Этот полусдерживаемый крик обнаружил тайну ран еще не излечившихся. Мистрисс Меллиш побледнела при этом вероломном звуке. Этого человека надо вылечить! Жена, счастливая любовью и доверием, не могла видеть несчастным этого бедного человека.
Она вовсе не отчаивалась в его излечении, потому что опытность научила ее, что хотя горячка любви принимает разные формы, но немногие из них неизлечимы. Разве она сама не благополучно выдержала испытание, и даже ни один шрам не остался свидетелем ее прежних ран.
Капитан Бёльстрод задумчиво смотрел из окна, а она ушла заботиться о спасении этой бедной сокрушенной души.
Во-первых, она побежала сказать мистеру Джону Меллишу о своем открытии: у нее было обыкновение сообщать ему все известия — и важные, и ничтожные.

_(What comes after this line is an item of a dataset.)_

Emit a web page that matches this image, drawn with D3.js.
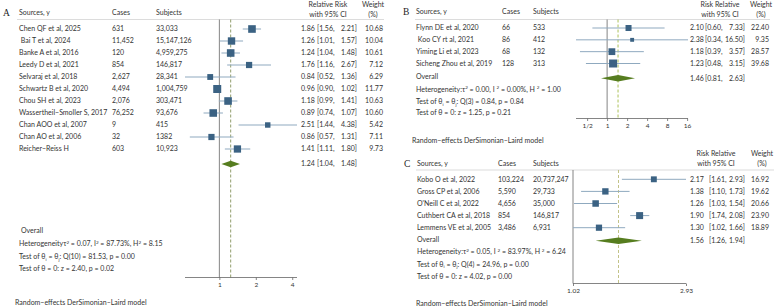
<!doctype html>
<html lang="en">
<head>
<meta charset="UTF-8" />
<title>Forest plots</title>
<script src="https://d3js.org/d3.v7.min.js"></script>
<style>
  body { margin: 0; background: #fff; }
  svg { display: block; font-family: Lato, 'Liberation Sans', Arial, sans-serif; }
  .txt { font-size: 7px; fill: #333; }
  .letter { font-family: 'Liberation Serif', 'DejaVu Serif', serif; font-size: 9.5px; fill: #222; }
  .axis path, .axis line { stroke: #666; stroke-width: 0.8; }
  .axis text { font-family: Lato, 'Liberation Sans', Arial, sans-serif; font-size: 6.5px; fill: #333; }
</style>
</head>
<body>
<svg id="chart" width="784" height="306"></svg>
<script>
// Panel A
const studiesA = ['Chen QF et al, 2025', '\u00a0Bai T et al, 2024', 'Banke A et al, 2016', 'Leedy D et al, 2021',
  'Selvaraj et al, 2018', 'Schwartz B et al, 2020', 'Chou SH et al, 2023', 'Wassertheil\u2212Smoller S, 2017',
  'Chan AOO et al, 2007', 'Chan AO et al, 2006', 'Reicher\u2212Reiss H']
const casesA = ['631', '11,452', '120', '854', '2,627', '4,494', '2,076', '76,252', '9', '32', '603']
const subjectsA = ['33,033', '15,147,126', '4,959,275', '146,817', '28,341', '1,004,759', '303,471', '93,676', '415', '1382', '10,923']
const rrA = [1.86, 1.26, 1.24, 1.76, 0.84, 0.96, 1.18, 0.89, 2.51, 0.86, 1.41]
const lowA = [1.56, 1.01, 1.04, 1.16, 0.52, 0.90, 0.99, 0.74, 1.44, 0.57, 1.11]
const highA = [2.21, 1.57, 1.48, 2.67, 1.36, 1.02, 1.41, 1.07, 4.38, 1.31, 1.80]
const weightA = [10.68, 10.04, 10.61, 7.12, 6.29, 11.77, 10.63, 10.60, 5.42, 7.11, 9.73]
const overallA = [1.24, 1.04, 1.48]
const ticksA = [1, 2, 4]
const tickLabelsA = ['1', '2', '4']

// Panel B
const studiesB = ['Flynn DE et al, 2020', '\u00a0Koo CY rt al, 2021', 'Yiming Li et al, 2023', 'Sicheng Zhou et al, 2019']
const casesB = ['66', '86', '68', '128']
const subjectsB = ['533', '412', '132', '313']
const rrB = [2.10, 2.38, 1.18, 1.23]
const lowB = [0.60, 0.34, 0.39, 0.48]
const highB = [7.33, 16.50, 3.57, 3.15]
const weightB = [22.40, 9.35, 28.57, 39.68]
const overallB = [1.46, 0.81, 2.63]
const ticksB = [0.5, 1, 2, 4, 8, 16]
const tickLabelsB = ['1/2', '1', '2', '4', '8', '16']

// Panel C
const studiesC = ['Kobo O et al, 2022', 'Gross CP et al, 2006', "O'Neill C et al, 2022", 'Cuthbert CA et al, 2018', 'Lemmens VE et al, 2005']
const casesC = ['103,224', '5,590', '4,656', '854', '3,486']
const subjectsC = ['20,737,247', '29,733', '35,000', '146,817', '6,931']
const rrC = [2.17, 1.38, 1.26, 1.90, 1.30]
const lowC = [1.61, 1.10, 1.03, 1.74, 1.02]
const highC = [2.93, 1.73, 1.54, 2.08, 1.66]
const weightC = [16.92, 19.62, 20.66, 23.90, 18.89]
const overallC = [1.56, 1.26, 1.94]
const ticksC = [1.02, 2.93]
const tickLabelsC = ['1.02', '2.93']

const svg = d3.select('#chart')
const f2 = d3.format('.2f')

// text made of segments; 'sup' / 'sub' shift the baseline a little
function richText(g, x, y, segs) {
  const t = g.append('text').attr('class', 'txt').attr('x', x).attr('y', y)
  let shift = 0
  segs.forEach(([s, kind]) => {
    const target = kind === 'sup' ? -2.6 : kind === 'sub' ? 1.6 : 0
    t.append('tspan')
      .attr('dy', target - shift)
      .style('font-size', kind ? '4.6px' : null)
      .text(s)
    shift = target
  })
}

function drawPanel(p) {
  const g = svg.append('g')
  const n = p.studies.length
  const rowY = d3.scaleLinear().domain([0, n - 1]).range(p.rows)
  const x = d3.scaleLog().domain([d3.min(p.low), d3.max(p.high)]).range(p.xRange)
  const size = d3.scaleSqrt().domain([0, d3.max(p.weight)]).range([0, p.maxSq])
  const base = 2.4

  // panel letter and headers
  g.append('text').attr('class', 'letter').attr('x', p.letterX).attr('y', p.headY + 3).text(p.letter)
  g.append('text').attr('class', 'txt').attr('x', p.col.name).attr('y', p.headY + base).text('Sources, y')
  g.append('text').attr('class', 'txt').attr('x', p.col.cases).attr('y', p.headY + base).text('Cases')
  g.append('text').attr('class', 'txt').attr('x', p.col.subj).attr('y', p.headY + base).text('Subjects')
  g.append('text').attr('class', 'txt').attr('x', p.rrHeadX).attr('y', p.rrHeadY + base)
    .attr('text-anchor', 'middle').text(p.rrTitle)
  g.append('text').attr('class', 'txt').attr('x', p.rrHeadX).attr('y', p.rrHeadY + 10 + base)
    .attr('text-anchor', 'middle').text('with 95% CI')
  g.append('text').attr('class', 'txt').attr('x', p.wHeadX).attr('y', p.rrHeadY + base)
    .attr('text-anchor', 'middle').text('Weight')
  g.append('text').attr('class', 'txt').attr('x', p.wHeadX).attr('y', p.rrHeadY + 10 + base)
    .attr('text-anchor', 'middle').text('(%)')
  g.append('line').attr('x1', p.lineX[0]).attr('x2', p.lineX[1])
    .attr('y1', p.lineY).attr('y2', p.lineY).attr('stroke', '#c4c4c4').attr('stroke-width', 0.6)

  // reference lines
  const refX = p.refAtOne ? x(1) : p.xRange[0]
  g.append('line').attr('x1', refX).attr('x2', refX).attr('y1', p.lineY).attr('y2', p.axisY)
    .attr('stroke', '#777').attr('stroke-width', 0.9)
  g.append('line').attr('x1', x(p.overall[0])).attr('x2', x(p.overall[0]))
    .attr('y1', p.lineY).attr('y2', p.axisY)
    .attr('stroke', p.dashColor).attr('stroke-width', 0.9).attr('stroke-dasharray', '3,2')

  // study rows
  p.studies.forEach((s, i) => {
    const y = rowY(i)
    g.append('text').attr('class', 'txt').attr('x', p.col.name).attr('y', y + base).text(s)
    g.append('text').attr('class', 'txt').attr('x', p.col.cases).attr('y', y + base).text(p.cases[i])
    g.append('text').attr('class', 'txt').attr('x', p.col.subj).attr('y', y + base).text(p.subjects[i])
    g.append('text').attr('class', 'txt').attr('x', p.col.rr).attr('y', y + base).text(f2(p.rr[i]))
    g.append('text').attr('class', 'txt').attr('x', p.col.ciLo).attr('y', y + base).text('[' + f2(p.low[i]) + ',')
    g.append('text').attr('class', 'txt').attr('x', p.col.ciHi).attr('y', y + base)
      .attr('text-anchor', 'end').text(f2(p.high[i]) + ']')
    g.append('text').attr('class', 'txt').attr('x', p.col.w).attr('y', y + base)
      .attr('text-anchor', 'end').text(f2(p.weight[i]))

    g.append('line').attr('x1', x(p.low[i])).attr('x2', x(p.high[i]))
      .attr('y1', y).attr('y2', y).attr('stroke', '#8fa9bf').attr('stroke-width', 1)
    const sz = size(p.weight[i])
    g.append('rect').attr('x', x(p.rr[i]) - sz / 2).attr('y', y - sz / 2)
      .attr('width', sz).attr('height', sz).attr('fill', '#3b6283')
  })

  // overall diamond
  const oy = p.diamondY
  const [est, lo, hi] = p.overall
  g.append('path')
    .attr('d', `M${x(lo)},${oy} L${x(est)},${oy - 3.2} L${x(hi)},${oy} L${x(est)},${oy + 3.2} Z`)
    .attr('fill', '#567d1f')
  g.append('text').attr('class', 'txt').attr('x', p.col.rr).attr('y', oy + base).text(f2(est))
  g.append('text').attr('class', 'txt').attr('x', p.col.ciLo).attr('y', oy + base).text('[' + f2(lo) + ',')
  g.append('text').attr('class', 'txt').attr('x', p.col.ciHi).attr('y', oy + base)
    .attr('text-anchor', 'end').text(f2(hi) + ']')

  // summary text
  g.append('text').attr('class', 'txt').attr('x', p.col.name + p.overallDx).attr('y', p.sumY[0] + base).text('Overall')
  richText(g, p.col.name, p.sumY[1] + base, p.het)
  richText(g, p.col.name, p.sumY[2] + base, p.q)
  richText(g, p.col.name, p.sumY[3] + base, p.z)
  g.append('text').attr('class', 'txt').attr('x', p.modelX).attr('y', p.modelY + base)
    .text('Random\u2212effects DerSimonian\u2013Laird model')

  // x axis
  g.append('g').attr('class', 'axis')
    .attr('transform', `translate(0,${p.axisY})`)
    .call(d3.axisBottom(x).tickValues(p.ticks).tickSize(2.5).tickPadding(2)
      .tickFormat((d, i) => p.tickLabels[i]))
    .call(a => a.select('.domain').attr('d', `M${p.xRange[0]},0H${p.xRange[1]}`))
}

drawPanel({
  letter: 'A', letterX: 3, headY: 13,
  studies: studiesA, cases: casesA, subjects: subjectsA, rr: rrA, low: lowA, high: highA, weight: weightA,
  overall: overallA, ticks: ticksA, tickLabels: tickLabelsA,
  col: { name: 19, cases: 112, subj: 156, rr: 301, ciLo: 317, ciHi: 357, w: 383 },
  rrTitle: 'Relative Risk', rrHeadX: 328, wHeadX: 373, rrHeadY: 4.5,
  lineX: [17, 384], lineY: 19.5,
  rows: [29, 149], xRange: [185, 297], maxSq: 8, refAtOne: true, dashColor: '#84925a',
  diamondY: 164, axisY: 277.5, overallDx: 2,
  sumY: [231, 244, 256.5, 268.5], modelX: 15, modelY: 302.5,
  het: [['Heterogeneity\u03c4'], ['2', 'sup'], [' = 0.07, I'], ['2', 'sup'], [' = 87.73%, H'], ['2', 'sup'], [' = 8.15']],
  q: [['Test of \u03b8'], ['i', 'sub'], [' = \u03b8'], ['j', 'sub'], [': Q(10) = 81.53, p = 0.00']],
  z: [['Test of \u03b8 = 0: z = 2.40, p = 0.02']]
})

drawPanel({
  letter: 'B', letterX: 403, headY: 12,
  studies: studiesB, cases: casesB, subjects: subjectsB, rr: rrB, low: lowB, high: highB, weight: weightB,
  overall: overallB, ticks: ticksB, tickLabels: tickLabelsB,
  col: { name: 416, cases: 502, subj: 533, rr: 690, ciLo: 705, ciHi: 745, w: 769 },
  rrTitle: 'Risk Relative', rrHeadX: 720, wHeadX: 761, rrHeadY: 4.5,
  lineX: [415, 770], lineY: 19.5,
  rows: [28, 63.5], xRange: [576, 688], maxSq: 8, refAtOne: true, dashColor: '#a3bb45',
  diamondY: 78.3, axisY: 118.5, overallDx: 0,
  sumY: [77, 89.5, 101.5, 113], modelX: 412, modelY: 140.7,
  het: [['Heterogeneity:\u03c4'], ['2', 'sup'], [' = 0.00, I '], ['2', 'sup'], [' = 0.00%, H '], ['2', 'sup'], [' = 1.00']],
  q: [['Test of \u03b8'], ['i', 'sub'], [' = \u03b8'], ['j', 'sub'], [': Q(3) = 0.84, p = 0.84']],
  z: [['Test of \u03b8 = 0: z = 1.25, p = 0.21']]
})

drawPanel({
  letter: 'C', letterX: 404, headY: 164,
  studies: studiesC, cases: casesC, subjects: subjectsC, rr: rrC, low: lowC, high: highC, weight: weightC,
  overall: overallC, ticks: ticksC, tickLabels: tickLabelsC,
  col: { name: 417, cases: 498, subj: 533, rr: 690, ciLo: 709, ciHi: 745, w: 769 },
  rrTitle: 'Risk Relative', rrHeadX: 716, wHeadX: 762, rrHeadY: 154,
  lineX: [416, 774], lineY: 170,
  rows: [179.3, 227.7], xRange: [573, 686], maxSq: 7, refAtOne: false, dashColor: '#bcbc7c',
  diamondY: 240.7, axisY: 283.5, overallDx: 0,
  sumY: [239.3, 251.7, 264.3, 276.7], modelX: 416, modelY: 304,
  het: [['Heterogeneity:\u03c4'], ['2', 'sup'], [' = 0.05, I '], ['2', 'sup'], [' = 83.97%, H '], ['2', 'sup'], [' = 6.24']],
  q: [['Test of \u03b8'], ['i', 'sub'], [' = \u03b8'], ['j', 'sub'], [': Q(4) = 24.96, p = 0.00']],
  z: [['Test of \u03b8 = 0: z = 4.02, p = 0.00']]
})
</script>
</body>
</html>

— Мой возлюбленный старикашка, — сказала она (у нее также было обыкновение называть его разными нежными названиями, может быть, она делала это для успокоения своей совести, зная что она мучает его) — мой дорогой милашка, я сделала открытие.
— Насчет кобылы?
— Насчет Тольбота Бёльстрода.
Джон коварно подмигнул своими голубыми глазами; он, очевидно, был почти приготовлен к тому, что будет.
— Насчет чего, Лолли?
Лолли была изменением Авроры, придуманным Джоном Меллишем.
— Я, право, боюсь, мой драгоценный душка, что он не совсем оправился от…
— От того, что я отнял тебя у него! — заревел Джон. — Я так и думал. Бедный Тольбот! Я видел, что ему хотелось бы прибить меня на Йоркских скачках. Честное слово, мне его жаль!
И в знак своего сострадания, мистер Меллиш захохотал тем веселым, шумным, но музыкальным смехом, который Тольбот мог почти слышать на другом конце дома.